How to Host a Conference/Planning
FIRST THING FIRST
What does it take to put together an event with hundred or more people? The hard work over many months includes scheduling of speakers’ presentations, discussions and workshops, registration of delegates, sorting out catering, accommodation, transport, venues and much more. However, the most crucial effort is in the initial phase, where the core purpose and aim of the gathering is conceived. At the earliest stage, organizers need to ask themselves the deepest questions: Why? Why should we organize this event? What do we want to accomplish by organizing it? Before any other details are discussed, these questions need to be pondered in depth. We may call it a feasibility study. The people who have the initial idea to arrange a conference should take time to probe the proposed topic from every aspect, and answer to this questions: Is this the correct approach to achieve the desired results? The event must meet the desired level of a return on investment just as a product research and development project would have to demonstrate.
CONTENT In order to hold an event you need first to have the content, which is the reason why people are attending the event! Spending the time, energy and money organizing a conference is worthless unless you can assure people will sign up. Whatever niche you’re planning to organize a conference within, make sure there is sufficient demand.
Once you realize there’s sufficient demand for your niche, you want to decide what type of content you want to deliver on even days. Think broadly at this point. What are the areas you want conference presentations to be focused on? Try to make your conference stand out. What are the hooks that are going to assure people in your niche get excited about the event? Are there any hot topics going on in your industry? Are there any controversial debates happening in your industry? Is there a new breakthrough in your industry people are dying to learn more about?
International meetings usually have a general theme. However, for regional meetings, you may want to choose a theme that reflects your chapter's particular strengths or interests.
A good program is critical. Look for variety, interest, timeliness. What do your members need or want to leave with? Try to balance lectures with discussions, hands-on, social activities, and time for colleague interaction. While it is acceptable to target individuals/companies to solicit content, in keeping with the OWASP value of openness, all Call for Papers and Call for Training must be open to all to submit. Calls for Papers or Training must be at a minimum announced on the conference Wiki page.
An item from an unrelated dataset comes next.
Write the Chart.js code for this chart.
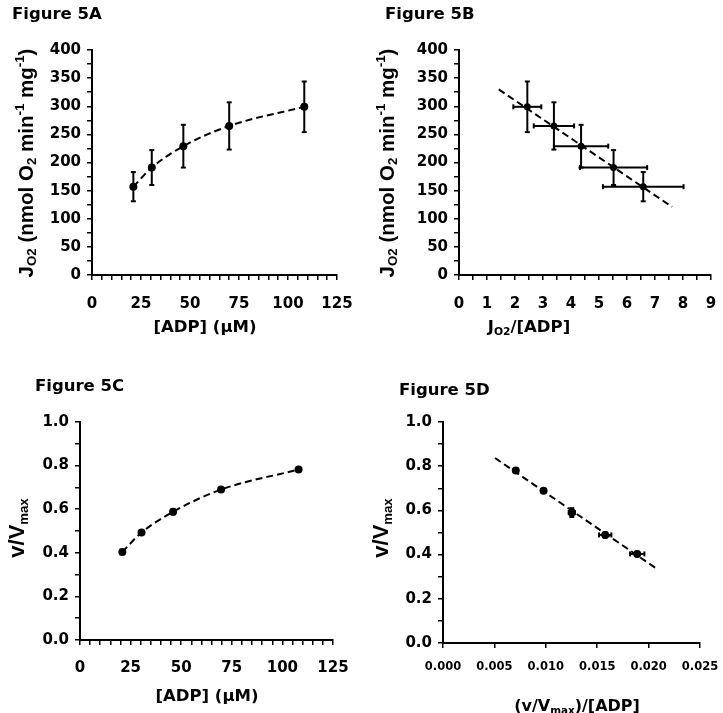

After a long intensive day of speakers and/or training, a more casual opportunity for networking will be welcomed by most all attendees. Depending on the size and location of your event you may want to consider one or several of the following options: OWASP "meet up" at a local pub, OWASP gala dinner, Corporate-sponsored party, Guided site seeing tours, Group outing to a sporting event, etc. In many cases, you can include an optional fee to be paid to cover the costs of the event. In the case of a corporate sponsored event, the sponsor would cover the costs. Very often, however, an informal yet organized (planned) evening at the pub will be sufficient to facilitate networking among conference attendees and speakers. Be sure to remind everyone at the end of the last talk for the day of the location of the gathering, the cost (if any), and the start time for the next days' speakers. Whatever you plan, however, be sure to include some free time for people to do things on their own.
PLANNING The initial steps in planning are especially important to ensure success. Do all your homework early on. It is better to change course in the planning phase, than having to change things halfway through preparations. Care to do the necessary research and do not take anything for granted. Prepare well. Prepare for all possibilities. It is better to over-prepare than under-prepare. And remember, with humor all things get easier.
Establish preliminary event and dates
The amount of planning, committee work, advance deadlines, etc., in part, depends on the size event you are planning. A general rule is to allow about a month for every 20 participants. For example, if you are expecting 200 attendees, you should begin to prepare at least 10 months in advance.
The general dates and time of the event should be suggested by local variables as well as OWASP speaker availability. For example, it may not be a good idea to plan a conference in Wisconsin in January or Texas in August due to potential weather conditions. Check the OWASP conference schedule to make sure there are not any conflicting events. If you plan to invite out of town speakers, it’s best to arrange them months in advance. Good speakers and instructors are often booked up to a year in advance.
Consider the size and scope of your event. Small groups can be hosted nearly any time. But larger groups will require housing, transportation, and food services that might conflict with other events. Make sure to check the local community events to ensure there will be adequate access to these needs.
Having a cohesive, comprehensive plan for your event is key to the success of your event. While all plans change it is important to consider all of the elements listed in the following tabs when developing your conference planning package. Please have a look at the planning timeline that OWASP staff has developed to help you get started and keep track of your event.
Put together a team
Running a conference takes a lot more than you, your speakers and the audience. There are tons of other people that contribute behind the scenes to make sure everything goes smoothly. Figure out the places you’ll need help, and then look for the right people.